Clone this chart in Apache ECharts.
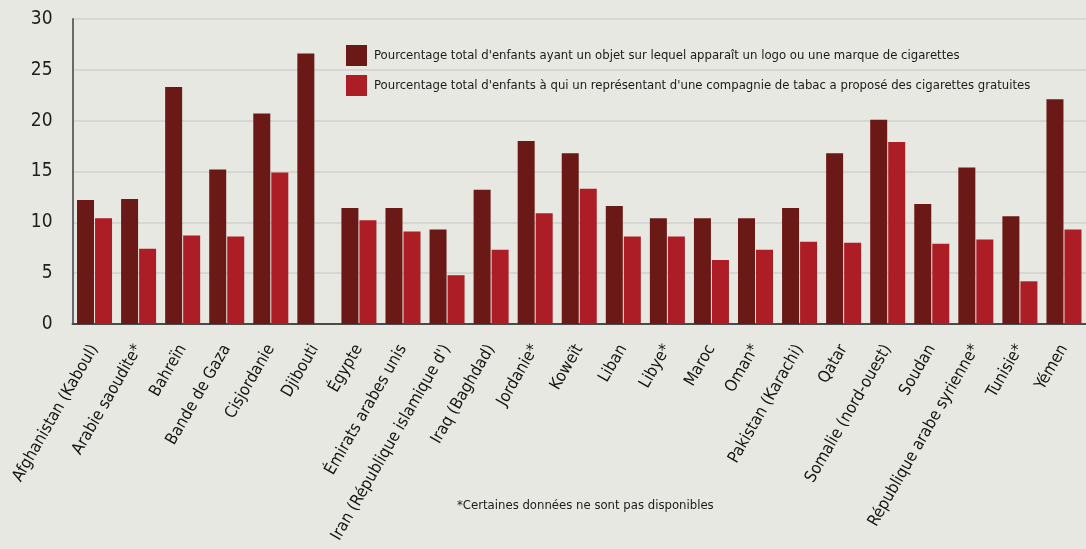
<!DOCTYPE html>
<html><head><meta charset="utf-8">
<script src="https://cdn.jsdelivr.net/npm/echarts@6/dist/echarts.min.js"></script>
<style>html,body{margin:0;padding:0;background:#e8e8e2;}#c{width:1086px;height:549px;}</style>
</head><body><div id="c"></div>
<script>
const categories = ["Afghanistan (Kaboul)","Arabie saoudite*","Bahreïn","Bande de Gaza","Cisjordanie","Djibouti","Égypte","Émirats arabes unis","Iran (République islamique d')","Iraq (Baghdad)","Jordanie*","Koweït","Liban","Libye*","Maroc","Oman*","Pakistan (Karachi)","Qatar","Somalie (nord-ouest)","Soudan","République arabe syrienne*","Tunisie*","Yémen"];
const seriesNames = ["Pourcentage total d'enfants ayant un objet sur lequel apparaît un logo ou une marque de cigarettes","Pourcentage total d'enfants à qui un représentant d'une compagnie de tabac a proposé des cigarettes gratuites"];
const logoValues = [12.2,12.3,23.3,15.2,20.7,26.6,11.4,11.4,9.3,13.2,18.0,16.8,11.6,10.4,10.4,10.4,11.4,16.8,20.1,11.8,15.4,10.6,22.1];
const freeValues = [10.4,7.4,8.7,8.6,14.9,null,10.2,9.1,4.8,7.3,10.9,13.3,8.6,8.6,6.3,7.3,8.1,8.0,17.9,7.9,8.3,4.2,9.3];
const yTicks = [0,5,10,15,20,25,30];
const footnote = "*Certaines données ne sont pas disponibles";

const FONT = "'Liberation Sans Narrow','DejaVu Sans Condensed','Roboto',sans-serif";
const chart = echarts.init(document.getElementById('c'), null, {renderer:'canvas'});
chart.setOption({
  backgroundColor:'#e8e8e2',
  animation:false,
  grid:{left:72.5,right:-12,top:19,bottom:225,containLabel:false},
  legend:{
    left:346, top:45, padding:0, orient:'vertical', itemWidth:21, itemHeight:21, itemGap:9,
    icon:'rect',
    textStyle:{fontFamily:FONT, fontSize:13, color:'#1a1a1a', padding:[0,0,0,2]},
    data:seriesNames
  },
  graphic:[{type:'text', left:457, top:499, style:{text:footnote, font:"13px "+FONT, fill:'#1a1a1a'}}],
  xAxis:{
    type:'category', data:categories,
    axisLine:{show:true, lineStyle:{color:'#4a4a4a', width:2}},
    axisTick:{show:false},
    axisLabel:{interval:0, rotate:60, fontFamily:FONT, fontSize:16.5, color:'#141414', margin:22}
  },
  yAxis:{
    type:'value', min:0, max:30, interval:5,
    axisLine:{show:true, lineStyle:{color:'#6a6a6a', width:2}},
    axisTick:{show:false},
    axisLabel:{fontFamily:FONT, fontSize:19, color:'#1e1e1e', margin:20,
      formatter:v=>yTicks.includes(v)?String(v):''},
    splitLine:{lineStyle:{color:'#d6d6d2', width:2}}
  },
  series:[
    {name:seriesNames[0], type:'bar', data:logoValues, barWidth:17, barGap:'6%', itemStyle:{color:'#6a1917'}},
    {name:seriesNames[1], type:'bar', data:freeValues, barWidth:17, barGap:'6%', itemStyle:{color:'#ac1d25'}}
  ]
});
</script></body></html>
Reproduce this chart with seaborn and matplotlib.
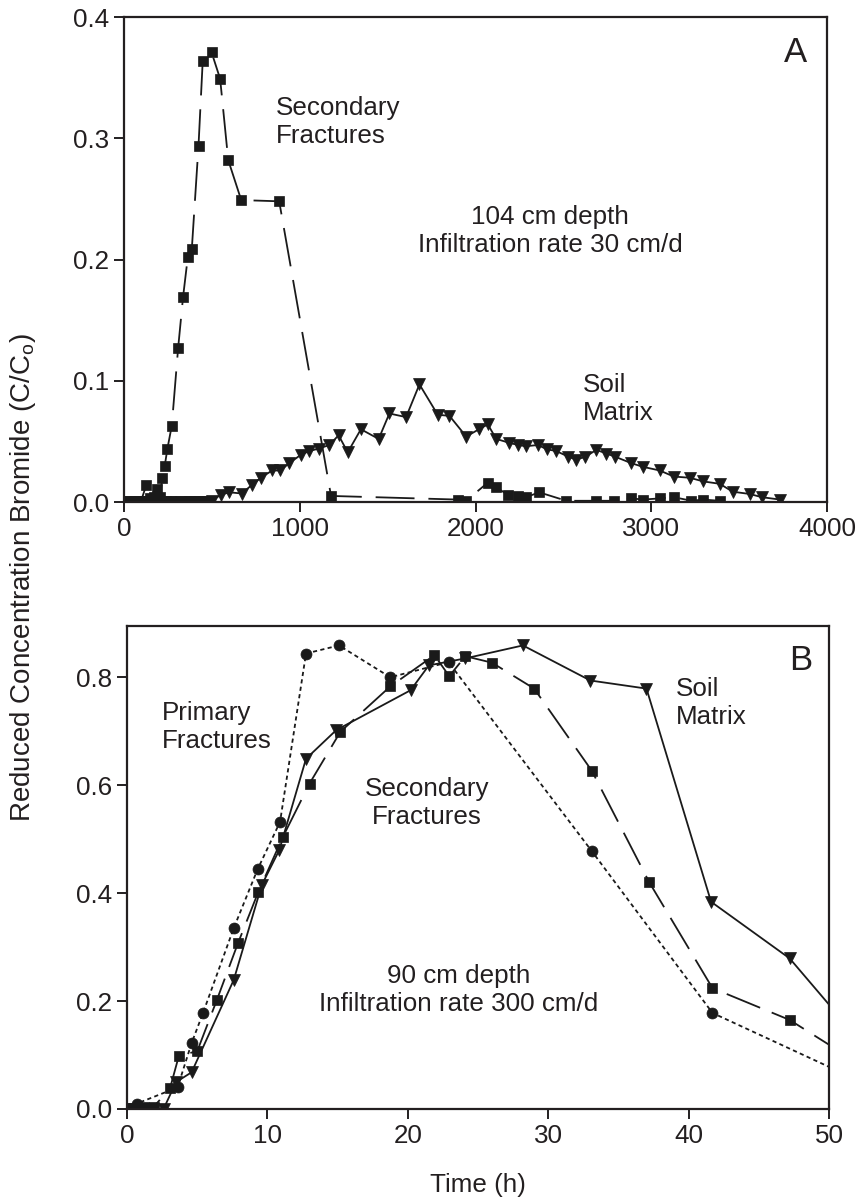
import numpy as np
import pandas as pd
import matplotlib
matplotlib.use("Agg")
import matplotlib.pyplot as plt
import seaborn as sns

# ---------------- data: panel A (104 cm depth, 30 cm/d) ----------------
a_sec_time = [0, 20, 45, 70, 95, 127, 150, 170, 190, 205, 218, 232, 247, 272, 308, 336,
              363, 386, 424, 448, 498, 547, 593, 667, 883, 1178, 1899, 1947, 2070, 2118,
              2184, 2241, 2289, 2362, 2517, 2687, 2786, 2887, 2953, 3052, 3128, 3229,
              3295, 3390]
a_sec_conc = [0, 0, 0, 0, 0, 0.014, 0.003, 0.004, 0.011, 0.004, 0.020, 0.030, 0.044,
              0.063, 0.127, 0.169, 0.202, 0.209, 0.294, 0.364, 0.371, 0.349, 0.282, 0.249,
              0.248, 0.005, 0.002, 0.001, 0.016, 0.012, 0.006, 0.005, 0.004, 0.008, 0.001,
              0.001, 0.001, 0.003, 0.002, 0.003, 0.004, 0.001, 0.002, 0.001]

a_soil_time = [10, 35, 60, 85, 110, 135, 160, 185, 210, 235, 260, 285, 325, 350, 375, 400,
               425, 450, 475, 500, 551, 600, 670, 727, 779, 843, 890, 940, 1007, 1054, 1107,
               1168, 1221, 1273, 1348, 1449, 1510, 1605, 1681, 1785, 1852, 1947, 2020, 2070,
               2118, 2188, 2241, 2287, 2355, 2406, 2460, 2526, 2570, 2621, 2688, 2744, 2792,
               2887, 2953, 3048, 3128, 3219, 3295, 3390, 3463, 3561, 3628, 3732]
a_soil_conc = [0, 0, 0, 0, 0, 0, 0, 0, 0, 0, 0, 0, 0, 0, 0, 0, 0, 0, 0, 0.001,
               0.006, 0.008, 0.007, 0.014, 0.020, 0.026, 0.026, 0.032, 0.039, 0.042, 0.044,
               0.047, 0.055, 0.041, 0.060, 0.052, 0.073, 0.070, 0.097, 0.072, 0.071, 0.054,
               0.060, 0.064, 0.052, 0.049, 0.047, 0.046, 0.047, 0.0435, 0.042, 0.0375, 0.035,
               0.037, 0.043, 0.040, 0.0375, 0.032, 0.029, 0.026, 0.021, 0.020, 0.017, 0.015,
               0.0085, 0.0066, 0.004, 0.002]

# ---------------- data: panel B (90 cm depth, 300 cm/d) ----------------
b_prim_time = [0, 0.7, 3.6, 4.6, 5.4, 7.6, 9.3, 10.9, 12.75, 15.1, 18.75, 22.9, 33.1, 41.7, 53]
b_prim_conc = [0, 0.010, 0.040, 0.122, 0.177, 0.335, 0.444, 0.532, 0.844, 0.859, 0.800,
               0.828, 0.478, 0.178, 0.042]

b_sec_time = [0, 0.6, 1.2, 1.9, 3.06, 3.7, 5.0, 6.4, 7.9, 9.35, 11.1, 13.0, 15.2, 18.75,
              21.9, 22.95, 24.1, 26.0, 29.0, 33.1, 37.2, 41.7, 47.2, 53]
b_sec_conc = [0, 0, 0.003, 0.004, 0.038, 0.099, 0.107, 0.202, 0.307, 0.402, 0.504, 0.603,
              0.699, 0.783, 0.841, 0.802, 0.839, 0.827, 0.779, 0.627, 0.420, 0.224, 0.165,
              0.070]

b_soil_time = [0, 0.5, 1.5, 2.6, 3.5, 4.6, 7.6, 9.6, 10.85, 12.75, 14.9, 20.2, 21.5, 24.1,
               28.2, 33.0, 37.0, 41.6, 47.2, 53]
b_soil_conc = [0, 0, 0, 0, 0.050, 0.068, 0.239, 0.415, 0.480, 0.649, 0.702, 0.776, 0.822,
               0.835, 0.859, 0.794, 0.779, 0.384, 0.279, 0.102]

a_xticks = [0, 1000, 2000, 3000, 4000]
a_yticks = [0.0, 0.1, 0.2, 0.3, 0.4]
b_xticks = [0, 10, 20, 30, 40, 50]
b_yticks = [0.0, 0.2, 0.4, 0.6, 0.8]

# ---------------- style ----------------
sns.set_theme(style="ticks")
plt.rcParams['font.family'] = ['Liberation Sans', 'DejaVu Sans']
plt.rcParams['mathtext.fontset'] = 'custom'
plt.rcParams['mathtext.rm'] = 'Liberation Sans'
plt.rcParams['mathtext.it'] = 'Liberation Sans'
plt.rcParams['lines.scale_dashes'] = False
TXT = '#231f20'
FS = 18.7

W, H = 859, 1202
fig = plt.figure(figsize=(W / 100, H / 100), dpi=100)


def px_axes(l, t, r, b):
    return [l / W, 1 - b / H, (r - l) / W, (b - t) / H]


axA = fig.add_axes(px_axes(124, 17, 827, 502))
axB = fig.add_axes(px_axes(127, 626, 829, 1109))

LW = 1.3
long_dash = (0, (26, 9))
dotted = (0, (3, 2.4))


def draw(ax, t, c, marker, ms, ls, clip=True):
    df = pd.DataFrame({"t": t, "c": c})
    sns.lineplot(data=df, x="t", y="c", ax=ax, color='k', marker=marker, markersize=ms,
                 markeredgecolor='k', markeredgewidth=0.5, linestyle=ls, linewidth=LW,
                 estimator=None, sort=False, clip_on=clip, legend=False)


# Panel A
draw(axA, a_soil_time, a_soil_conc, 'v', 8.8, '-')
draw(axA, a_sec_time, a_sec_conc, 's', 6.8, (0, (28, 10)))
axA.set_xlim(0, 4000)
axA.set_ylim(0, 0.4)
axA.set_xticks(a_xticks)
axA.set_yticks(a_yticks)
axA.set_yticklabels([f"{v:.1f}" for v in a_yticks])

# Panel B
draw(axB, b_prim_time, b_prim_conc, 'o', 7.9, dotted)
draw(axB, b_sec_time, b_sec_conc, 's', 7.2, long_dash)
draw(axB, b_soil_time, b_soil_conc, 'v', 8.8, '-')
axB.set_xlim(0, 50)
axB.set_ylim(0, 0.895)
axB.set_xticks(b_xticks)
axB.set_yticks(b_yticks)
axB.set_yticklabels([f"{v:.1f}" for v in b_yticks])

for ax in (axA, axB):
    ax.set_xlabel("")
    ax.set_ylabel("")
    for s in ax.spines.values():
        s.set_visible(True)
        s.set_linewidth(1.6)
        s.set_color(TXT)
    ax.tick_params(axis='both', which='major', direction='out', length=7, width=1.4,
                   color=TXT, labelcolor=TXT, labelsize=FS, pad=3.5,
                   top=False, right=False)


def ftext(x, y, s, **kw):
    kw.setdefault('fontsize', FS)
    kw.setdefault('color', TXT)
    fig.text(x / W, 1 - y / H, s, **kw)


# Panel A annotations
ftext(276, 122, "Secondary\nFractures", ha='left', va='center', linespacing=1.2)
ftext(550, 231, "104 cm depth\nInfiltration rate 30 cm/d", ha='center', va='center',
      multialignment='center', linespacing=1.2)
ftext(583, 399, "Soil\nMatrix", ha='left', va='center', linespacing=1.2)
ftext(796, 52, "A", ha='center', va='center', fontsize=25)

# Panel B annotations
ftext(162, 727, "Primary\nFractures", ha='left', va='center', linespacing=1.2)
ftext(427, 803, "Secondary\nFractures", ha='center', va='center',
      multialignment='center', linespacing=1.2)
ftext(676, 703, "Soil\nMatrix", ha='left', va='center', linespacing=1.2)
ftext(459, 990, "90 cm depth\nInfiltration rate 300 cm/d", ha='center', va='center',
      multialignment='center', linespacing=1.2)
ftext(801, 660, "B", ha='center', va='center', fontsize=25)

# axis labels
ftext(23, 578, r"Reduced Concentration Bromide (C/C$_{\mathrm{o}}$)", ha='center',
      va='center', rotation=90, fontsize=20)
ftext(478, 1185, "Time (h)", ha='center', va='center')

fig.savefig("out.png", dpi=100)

----

:: PROBLEM ::
Start with the line that includes "Reproduce this chart" and finish with the line that includes "import seaborn as sns": reproduce those lines exactly, nothing before or after, and omit any pictures.

:: TASK SOLUTION ::
Reproduce this chart with seaborn and matplotlib.
import numpy as np
import pandas as pd
import matplotlib
matplotlib.use("Agg")
import matplotlib.pyplot as plt
import seaborn as sns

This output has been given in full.